I was born in Korea. I was raised in the United States. This duality has always been a point of interest -- my greatest challenge in deciding who I am and who I get to be given my circumstances. I've battled myself for many years starting in middle school and only just recently have I felt comfortable with who I have become. 

I'm a proud Korean-American, or as the Koreans call it, a gyopo (with a hard g sound). I have double the fun, and struggle twice as much. I wield the power to connect two differing cultures while having to learn to balance them. It's a double-edged sword in both fronts, and the battle has only yet begun anew. 

While the world is slowly integrating with one another and essentially globalizing, there is still a sense of having to understand both cultures individually. I'm sure many with mixed or multiple backgrounds can agree that you see the world through a somewhat different lens. It is not that we're better or worse than just Koreans or just Americans, or else, I'd be the cockiest son-of-a-gun claiming to know everything about both cultures. For a better part of my life, I learned to balance the good, the bad and the ugly of both sides. And now that I have returned to South Korea after growing up in the States for twenty years, I do know better what part of me wants to retain certain aspects of each culture. 

Which is why I have always been fascinated by fellow Korean-Americans and their stories. Some shrug them off as nothing of a big deal while others can relate to my eternal struggles. Half of my Korean-American/Canadian/Australian friends get in touch with their motherland perks while the other half kindly decline to dig deeper than they need to. My own brother finds the Korean way amazingly foreign even though he has a native name to go by. 

I used to hate taking on this burden, in accepting one over the other. However, in time, I learned to accept both, most likely thanks to maturity, a bit of life experience, and a whole lot of patience. Whether I'm in the States or in South Korea, I will always have the gyopo problem. I am American minded but I look Korean, and I seem to befuddle both Americans and Koreans alike. But that's the beauty of being who I have become. I can understand each side, and I can take most gripes in stride. I have become more aware of the world around me.

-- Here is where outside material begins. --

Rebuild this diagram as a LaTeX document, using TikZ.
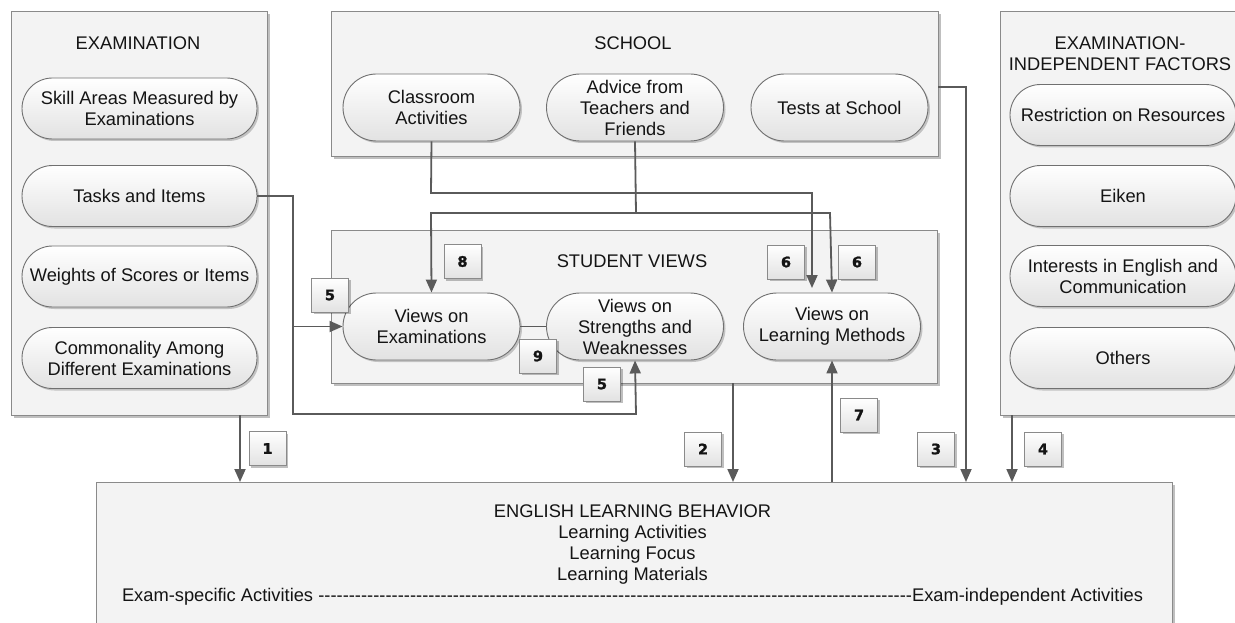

In any case, this is who I am. I like adding the Korean flavor to my writing, although my Americanism remains sturdy. This dual background gives me that extra motivation to voice out even more of my plight, my curse and my blessing, although it has been an enlightenment in recent times. I implore all of you to embrace your multicultural background and make that a strength. It's amazing how much more of the world you understand, even if at first, you feed jaded and disillusioned. 

Only then you will find out more about yourself, and that has to be the greatest feeling knowing who you are.